» SET TASK
Print, word for word, the opening line of the data below and every line after it through the line that contains "import plotly.graph_objects as go", but not the pictures.

» MATERIAL FOR THIS EXERCISE
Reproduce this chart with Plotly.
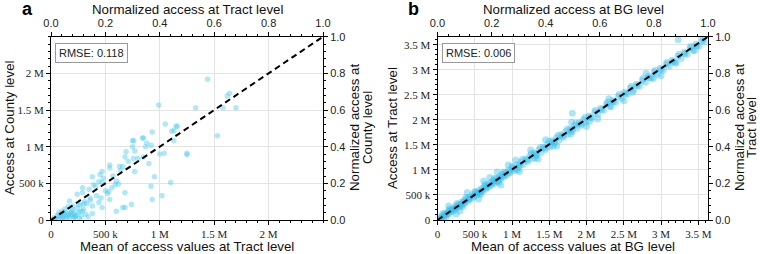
import plotly.graph_objects as go

# ---------------- data (values in millions) ----------------
# Panel a: mean access at Tract level (x) vs access at County level (y)
a_x = [1.44, 0.99, 1.33, 1.58, 1.70, 1.64, 1.62, 1.05, 1.15, 1.11, 0.93, 1.13, 1.53,
       0.76, 0.85, 0.88, 0.87, 1.16, 1.13, 0.75, 0.84, 0.92, 1.04, 1.00, 1.25, 1.25,
       0.75, 0.69, 0.68, 0.76, 0.85, 0.90, 0.95, 0.92, 1.10, 0.93, 1.02, 0.74, 0.68,
       0.60, 0.77, 0.66, 0.77, 0.63, 0.54, 0.54, 0.47, 0.45, 0.38, 0.60, 0.59, 0.56,
       0.53, 0.47, 0.41, 0.35, 0.29, 0.29, 0.24, 0.36, 0.44, 0.47, 0.54, 0.68, 0.66,
       0.38, 0.38, 0.29, 0.20, 0.17, 0.05, 0.08, 0.10, 0.12, 0.15, 0.18, 0.20, 0.22,
       0.25, 0.10, 0.13, 0.16, 0.07, 0.03, 0.28, 0.30, 0.32, 0.20, 0.14, 0.06, 0.09,
       0.11, 0.17, 0.19, 0.24, 0.26, 0.04, 0.02, 0.13, 0.21, 0.33, 0.42, 0.50, 0.31,
       0.27, 0.36, 0.44, 0.39, 0.23, 0.48, 0.57, 0.64, 0.71, 0.80, 0.62, 0.46, 0.52,
       0.08, 0.12, 0.16, 0.22, 0.27, 0.34, 0.18, 0.25, 0.11, 0.30, 0.15, 0.21]
a_y = [1.92, 1.57, 1.53, 1.53, 1.53, 1.73, 1.69, 1.31, 1.28, 1.21, 1.20, 1.08, 1.15,
       1.08, 1.12, 1.05, 1.00, 1.28, 1.22, 1.08, 1.12, 1.02, 0.91, 0.90, 0.91, 0.89,
       1.00, 0.93, 0.86, 0.84, 0.86, 0.77, 0.59, 0.46, 0.51, 0.28, 0.33, 0.21, 0.17,
       0.12, 0.94, 0.73, 0.66, 0.73, 0.75, 0.71, 0.66, 0.62, 0.59, 0.53, 0.48, 0.44,
       0.39, 0.51, 0.46, 0.42, 0.37, 0.44, 0.35, 0.30, 0.24, 0.17, 0.28, 0.37, 0.17,
       0.19, 0.09, 0.12, 0.19, 0.26, 0.02, 0.05, 0.03, 0.08, 0.05, 0.10, 0.07, 0.04,
       0.10, 0.12, 0.15, 0.18, 0.10, 0.03, 0.05, 0.15, 0.08, 0.14, 0.02, 0.06, 0.08,
       0.01, 0.03, 0.12, 0.16, 0.02, 0.01, 0.01, 0.11, 0.09, 0.22, 0.33, 0.40, 0.25,
       0.20, 0.27, 0.52, 0.48, 0.06, 0.57, 0.60, 0.68, 0.80, 0.84, 0.49, 0.30, 0.36,
       0.04, 0.06, 0.09, 0.05, 0.12, 0.04, 0.06, 0.21, 0.05, 0.22, 0.07, 0.03]

# Panel b: mean access at BG level (x) vs access at Tract level (y)
b_x = [0.02, 0.04, 0.06, 0.08, 0.10, 0.12, 0.14, 0.15, 0.17, 0.19, 0.21, 0.22, 0.24, 0.26,
       0.28, 0.30, 0.32, 0.33, 0.35, 0.37, 0.39, 0.41, 0.43, 0.45, 0.47, 0.49, 0.51, 0.53,
       0.55, 0.57, 0.59, 0.61, 0.63, 0.65, 0.67, 0.69, 0.71, 0.73, 0.75, 0.77, 0.79, 0.81,
       0.83, 0.85, 0.87, 0.89, 0.91, 0.93, 0.95, 0.97, 1.00, 1.03, 1.06, 1.09, 1.12, 1.15,
       1.18, 1.21, 1.24, 1.27, 1.30, 1.33, 1.36, 1.39, 1.42, 1.45, 1.48, 1.51, 1.54, 1.57,
       1.60, 1.63, 1.66, 1.69, 1.72, 1.75, 1.78, 1.81, 1.84, 1.87, 1.90, 1.93, 1.96, 1.99,
       2.03, 2.07, 2.11, 2.15, 2.19, 2.23, 2.27, 2.31, 2.35, 2.39, 2.43, 2.47, 2.51, 2.55,
       2.59, 2.63, 2.67, 2.71, 2.75, 2.79, 2.83, 2.87, 2.91, 2.95, 2.99, 3.03, 3.07, 3.11,
       3.15, 3.19, 3.23, 3.27, 3.31, 3.35, 3.39, 3.43, 3.47, 3.51, 3.55, 3.58,
       0.15, 0.25, 0.40, 0.55, 0.62, 0.80, 0.85, 0.95, 1.10, 1.25, 1.35, 1.45, 1.60, 1.80,
       1.81, 2.00, 2.30, 2.50, 2.80, 3.00, 3.23, 0.70, 0.30, 1.05, 2.15,
       0.05, 0.09, 0.13, 0.18, 0.23, 0.27, 0.31, 0.36, 0.42, 0.48, 0.54, 0.60, 0.66, 0.72,
       0.78, 0.84, 0.90, 0.96, 1.02, 1.10, 1.20, 1.32, 1.44, 1.56, 1.68, 1.80, 1.92, 2.05,
       2.20, 2.36, 2.52, 2.68, 2.84, 3.00, 3.16, 3.32, 3.48,
       0.07, 0.16, 0.26, 0.38, 0.50, 0.64, 0.76, 0.88, 1.00, 1.14, 1.26, 1.38, 1.50, 1.62,
       1.74, 1.86, 1.98, 2.12, 2.28, 2.44, 2.60, 2.76, 2.92, 3.08, 3.24, 3.40, 3.56,
       0.11, 0.34, 0.58, 0.82, 1.07, 1.31, 1.55, 1.79, 2.04, 2.33, 2.62, 2.90, 3.20, 3.45]
b_y = [0.03, 0.02, 0.08, 0.06, 0.13, 0.10, 0.16, 0.12, 0.20, 0.17, 0.23, 0.19, 0.27, 0.24,
       0.31, 0.27, 0.35, 0.30, 0.38, 0.34, 0.42, 0.38, 0.46, 0.42, 0.51, 0.46, 0.55, 0.50,
       0.58, 0.54, 0.63, 0.58, 0.67, 0.62, 0.70, 0.66, 0.75, 0.70, 0.79, 0.74, 0.83, 0.78,
       0.87, 0.82, 0.91, 0.86, 0.95, 0.90, 0.99, 0.94, 1.04, 0.99, 1.10, 1.05, 1.16, 1.11,
       1.22, 1.17, 1.28, 1.23, 1.34, 1.29, 1.40, 1.35, 1.46, 1.41, 1.52, 1.47, 1.58, 1.53,
       1.64, 1.59, 1.70, 1.65, 1.76, 1.71, 1.82, 1.77, 1.88, 1.83, 1.94, 1.89, 2.00, 1.95,
       2.07, 2.03, 2.15, 2.11, 2.23, 2.19, 2.31, 2.27, 2.39, 2.35, 2.47, 2.43, 2.55, 2.51,
       2.63, 2.59, 2.71, 2.67, 2.79, 2.75, 2.87, 2.83, 2.95, 2.91, 3.03, 2.99, 3.11, 3.07,
       3.19, 3.15, 3.27, 3.23, 3.35, 3.31, 3.43, 3.39, 3.51, 3.47, 3.58, 3.56,
       0.28, 0.12, 0.55, 0.42, 0.78, 0.96, 0.70, 1.10, 0.97, 1.40, 1.22, 1.60, 1.48, 1.95,
       2.13, 1.87, 2.42, 2.38, 2.93, 2.88, 3.60, 0.85, 0.18, 1.20, 2.02,
       0.05, 0.09, 0.13, 0.18, 0.23, 0.27, 0.31, 0.36, 0.42, 0.48, 0.54, 0.60, 0.66, 0.72,
       0.78, 0.84, 0.90, 0.96, 1.02, 1.10, 1.20, 1.32, 1.44, 1.56, 1.68, 1.80, 1.92, 2.05,
       2.20, 2.36, 2.52, 2.68, 2.84, 3.00, 3.16, 3.32, 3.48,
       0.13, 0.22, 0.33, 0.45, 0.57, 0.71, 0.83, 0.95, 1.07, 1.21, 1.33, 1.45, 1.57, 1.69,
       1.81, 1.93, 2.05, 2.19, 2.35, 2.51, 2.67, 2.83, 2.99, 3.15, 3.31, 3.47, 3.62,
       0.05, 0.27, 0.51, 0.75, 1.00, 1.24, 1.48, 1.72, 1.97, 2.26, 2.55, 2.83, 3.13, 3.38]

# axis extents (millions)
a_max_x, a_max_y = 2.5, 2.5
b_max_x, b_max_y = 3.63, 3.66

raw_ticks_a = [0, 0.5, 1.0, 1.5, 2.0]
raw_ticks_b = [0, 0.5, 1.0, 1.5, 2.0, 2.5, 3.0, 3.5]
raw_ticktext = ["0", "500 k", "1 M", "1.5 M", "2 M", "2.5 M", "3 M", "3.5 M"]
norm_ticks = [0.0, 0.2, 0.4, 0.6, 0.8, 1.0]
norm_ticktext = ["0.0", "0.2", "0.4", "0.6", "0.8", "1.0"]

rmse_a = "RMSE: 0.118"
rmse_b = "RMSE: 0.006"

# ---------------- figure ----------------
fig = go.Figure()
fig.add_trace(go.Scatter(x=[v * 1e6 for v in a_x], y=[v * 1e6 for v in a_y], mode="markers",
                         marker=dict(color="rgb(80,205,240)", size=5.5, opacity=0.45, line=dict(width=0)),
                         xaxis="x", yaxis="y", showlegend=False))
fig.add_trace(go.Scatter(x=[0, 1], y=[0, 1], mode="lines",
                         line=dict(color="black", width=2, dash="6px,4px"),
                         xaxis="x2", yaxis="y2", showlegend=False))
fig.add_trace(go.Scatter(x=[v * 1e6 for v in b_x], y=[v * 1e6 for v in b_y], mode="markers",
                         marker=dict(color="rgb(50,190,238)", size=7, opacity=0.4, line=dict(width=0)),
                         xaxis="x3", yaxis="y3", showlegend=False))
fig.add_trace(go.Scatter(x=[0, 1], y=[0, 1], mode="lines",
                         line=dict(color="black", width=2, dash="6px,4px"),
                         xaxis="x4", yaxis="y4", showlegend=False))

W, H = 760, 254
y0, y1 = (H - 220) / H, (H - 36.7) / H
ax_dom = [51 / W, 323 / W]
bx_dom = [437.5 / W, 708 / W]

SERIF = dict(family="Liberation Serif", size=11, color="#222")
SANS = dict(family="Liberation Sans", size=11, color="#222")
common = dict(showline=True, linecolor="black", linewidth=1, ticks="outside", ticklen=4,
              tickcolor="black", zeroline=False, automargin=False)
grid = dict(showgrid=True, gridcolor="#e3e3e3", gridwidth=1)


def raw_axis(dom, rng, vals, anchor):
    d = dict(common, **grid, range=[0, rng * 1e6], tickvals=[v * 1e6 for v in vals],
             ticktext=raw_ticktext[:len(vals)], tickfont=SERIF, anchor=anchor,
             minor=dict(dtick=1e5, ticklen=2, tickcolor="black", showgrid=False, ticks="outside"))
    d["domain"] = dom
    return d


def norm_axis(over, anchor, side):
    return dict(common, showgrid=False, range=[0, 1], tickvals=norm_ticks, ticktext=norm_ticktext,
                tickfont=SANS, overlaying=over, anchor=anchor, side=side,
                minor=dict(dtick=0.04, ticklen=2, tickcolor="black", showgrid=False, ticks="outside"))


fig.update_layout(
    width=W, height=H, margin=dict(l=0, r=0, t=0, b=0, autoexpand=False),
    paper_bgcolor="white", plot_bgcolor="white",
    xaxis=raw_axis(ax_dom, a_max_x, raw_ticks_a, "y"),
    yaxis=raw_axis([y0, y1], a_max_y, raw_ticks_a, "x"),
    xaxis2=norm_axis("x", "y", "top"),
    yaxis2=norm_axis("y", "x", "right"),
    xaxis3=raw_axis(bx_dom, b_max_x, raw_ticks_b, "y3"),
    yaxis3=raw_axis([y0, y1], b_max_y, raw_ticks_b, "x3"),
    xaxis4=norm_axis("x3", "y3", "top"),
    yaxis4=norm_axis("y3", "x3", "right"),
)

TF = dict(family="Liberation Sans", size=13.3, color="#111")
ann = []


def txt(x, y, s, font=TF, angle=0, **kw):
    ann.append(dict(x=x / W, y=1 - y / H, xref="paper", yref="paper", text=s, showarrow=False,
                    font=font, textangle=angle, xanchor="center", yanchor="middle", **kw))


# panel a
txt(187, 9, "Normalized access at Tract level")
txt(187, 246, "Mean of access values at Tract level")
txt(9, 128, "Access at County level", angle=-90)
txt(354, 128, "Normalized access at", angle=-90)
txt(367, 128, "County level", angle=-90)
txt(28, 9, "<b>a</b>", font=dict(family="Liberation Sans", size=18, color="black"))
# panel b
txt(573, 9, "Normalized access at BG level")
txt(573, 246, "Mean of access values at BG level")
txt(392, 128, "Access at Tract level", angle=-90)
txt(739, 128, "Normalized access at", angle=-90)
txt(751, 128, "Tract level", angle=-90)
txt(413, 9, "<b>b</b>", font=dict(family="Liberation Sans", size=18, color="black"))

for xa, s in ((55, rmse_a), (442, rmse_b)):
    ann.append(dict(x=xa / W, y=1 - 43 / H, xref="paper", yref="paper", text=s, showarrow=False,
                    xanchor="left", yanchor="top", font=dict(family="Liberation Sans", size=11, color="#222"),
                    bordercolor="#999", borderwidth=1, borderpad=3, bgcolor="white"))

fig.update_layout(annotations=ann)
fig.write_html("out.html", config={"displayModeBar": False},
               post_script="document.body.style.margin='0';document.body.style.padding='0';")
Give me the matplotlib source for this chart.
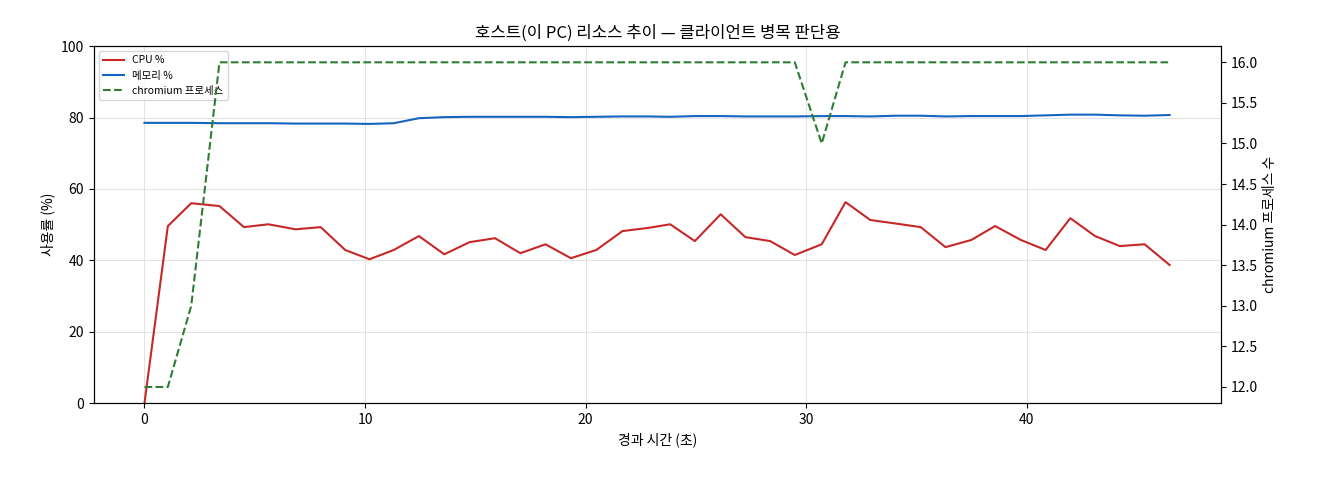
import matplotlib
matplotlib.use("Agg")
import matplotlib.pyplot as plt

plt.rcParams['font.family'] = ['Noto Sans CJK KR', 'DejaVu Sans']

t = [0,1.06,2.12,3.40,4.51,5.61,6.85,7.99,9.10,10.20,11.30,12.44,13.59,14.74,15.89,17.04,18.18,19.33,20.48,21.67,22.85,23.83,24.95,26.12,27.24,28.36,29.48,30.70,31.78,32.90,34.07,35.19,36.31,37.48,38.56,39.73,40.85,41.97,43.09,44.21,45.34,46.47]
cpu = [0,49.6,56,55.2,49.3,50.1,48.7,49.3,42.9,40.3,42.9,46.8,41.7,45.1,46.2,42,44.5,40.6,42.9,48.2,49.1,50.1,45.4,52.9,46.5,45.4,41.5,44.5,56.3,51.3,50.3,49.3,43.7,45.7,49.6,45.7,42.9,51.8,46.8,44,44.5,38.7]
mem = [78.5,78.5,78.5,78.4,78.4,78.4,78.3,78.3,78.3,78.2,78.4,79.8,80.1,80.2,80.2,80.2,80.2,80.1,80.2,80.3,80.3,80.2,80.4,80.4,80.3,80.3,80.3,80.4,80.4,80.3,80.5,80.5,80.3,80.4,80.4,80.4,80.6,80.8,80.8,80.6,80.5,80.7]
proc = [12,12,13,16,16,16,16,16,16,16,16,16,16,16,16,16,16,16,16,16,16,16,16,16,16,16,16,15,16,16,16,16,16,16,16,16,16,16,16,16,16,16]

fig = plt.figure(figsize=(13.2, 4.8), dpi=100)
ax = fig.add_axes([0.071, 0.16, 0.854, 0.744])
l1, = ax.plot(t, cpu, color='#c62828', lw=1.5, label='CPU %')
l2, = ax.plot(t, mem, color='#1565c0', lw=1.5, label='메모리 %')
ax.set_ylim(0, 100)
ax.set_xlim(-2.3, 48.8)
ax.grid(True, color='#dddddd', lw=0.8, alpha=0.8)
ax.set_xlabel('경과 시간 (초)')
ax.set_ylabel('사용률 (%)')
ax.set_title('호스트(이 PC) 리소스 추이 — 클라이언트 병목 판단용')
ax2 = ax.twinx()
l3, = ax2.plot(t, proc, color='#2e7d32', lw=1.5, ls='--', label='chromium 프로세스')
ax2.set_ylim(11.8, 16.2)
ax2.set_ylabel('chromium 프로세스 수')
ax.legend(handles=[l1, l2, l3], loc='upper left', fontsize=7.5)
fig.savefig('out.png', dpi=100)
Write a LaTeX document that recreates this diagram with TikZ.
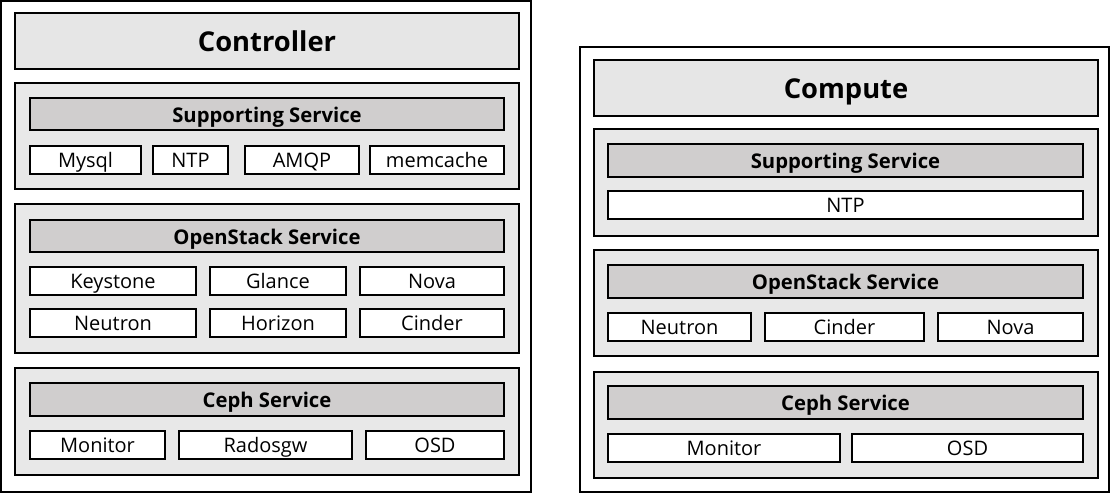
\documentclass[tikz,border=0pt]{standalone}
\usepackage{fontspec}
\setmainfont{Open Sans}
\definecolor{secfill}{RGB}{232,232,232}
\definecolor{titlefill}{RGB}{230,230,230}
\definecolor{headfill}{RGB}{208,206,206}
\tikzset{
  base/.style={draw=black, line width=1.5pt, inner sep=0pt, outer sep=0pt},
  outerbox/.style={base, fill=white},
  titlebox/.style={base, fill=titlefill, font=\fontsize{20.5}{24}\selectfont\bfseries,
    text height=17.2pt, text depth=1.2pt},
  secbox/.style={base, fill=secfill},
  headbox/.style={base, fill=headfill, font=\fontsize{15.2}{18}\selectfont\bfseries,
    text height=12.9pt, text depth=0.9pt},
  itembox/.style={base, fill=white, font=\fontsize{15}{18}\selectfont,
    text height=12.8pt, text depth=0.9pt},
}
\newcommand\bx[7]{%
  \pgfmathsetmacro\bw{(#5-#3)*0.75}%
  \pgfmathsetmacro\bh{(#6-#4)*0.75}%
  \node[#2, minimum width=\bw pt, minimum height=\bh pt] (#1) at ({(#3+#5)/2},{(#4+#6)/2}) {#7};}
\begin{document}
\begin{tikzpicture}[x=0.75pt, y=-0.75pt]
\useasboundingbox (0,0) rectangle (1111,494);
% ---------- Controller ----------
\bx{ctrl}{outerbox}{1}{1}{531}{492}{}
\bx{ctrltitle}{titlebox}{15}{13}{519}{69}{Controller}
\bx{csup}{secbox}{15}{83}{519}{189}{}
\bx{csuph}{headbox}{30}{98}{504}{130}{Supporting Service}
\bx{cmysql}{itembox}{30}{146}{141}{174}{Mysql}
\bx{cntp}{itembox}{153}{146}{228}{174}{NTP}
\bx{camqp}{itembox}{245}{146}{359}{174}{AMQP}
\bx{cmem}{itembox}{370}{146}{504}{174}{memcache}
\bx{cos}{secbox}{15}{204}{519}{353}{}
\bx{cosh}{headbox}{30}{220}{504}{252}{OpenStack Service}
\bx{ckey}{itembox}{30}{267}{196}{295}{Keystone}
\bx{cgla}{itembox}{210}{267}{346}{295}{Glance}
\bx{cnova}{itembox}{360}{267}{504}{295}{Nova}
\bx{cneu}{itembox}{30}{309}{196}{337}{Neutron}
\bx{chor}{itembox}{210}{309}{346}{337}{Horizon}
\bx{ccin}{itembox}{360}{309}{504}{337}{Cinder}
\bx{cceph}{secbox}{15}{368}{519}{475}{}
\bx{ccephh}{headbox}{30}{383}{504}{416}{Ceph Service}
\bx{cmon}{itembox}{30}{431}{165}{459}{Monitor}
\bx{crad}{itembox}{179}{431}{352}{459}{Radosgw}
\bx{cosd}{itembox}{366}{431}{504}{459}{OSD}
% ---------- Compute ----------
\bx{comp}{outerbox}{580}{47}{1109}{492}{}
\bx{comptitle}{titlebox}{594}{60}{1098}{116}{Compute}
\bx{psup}{secbox}{594}{129}{1098}{236}{}
\bx{psuph}{headbox}{608}{144}{1083}{177}{Supporting Service}
\bx{pntp}{itembox}{608}{191}{1083}{219}{NTP}
\bx{pos}{secbox}{594}{250}{1098}{356}{}
\bx{posh}{headbox}{608}{265}{1083}{298}{OpenStack Service}
\bx{pneu}{itembox}{608}{313}{751}{341}{Neutron}
\bx{pcin}{itembox}{765}{313}{924}{341}{Cinder}
\bx{pnova}{itembox}{938}{313}{1083}{341}{Nova}
\bx{pceph}{secbox}{594}{372}{1098}{478}{}
\bx{pcephh}{headbox}{608}{386}{1083}{419}{Ceph Service}
\bx{pmon}{itembox}{608}{434}{840}{462}{Monitor}
\bx{posd}{itembox}{852}{434}{1083}{462}{OSD}
\end{tikzpicture}
\end{document}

» WRITTEN RESPONSE
Reproduce this chart with Plotly.
import plotly.graph_objects as go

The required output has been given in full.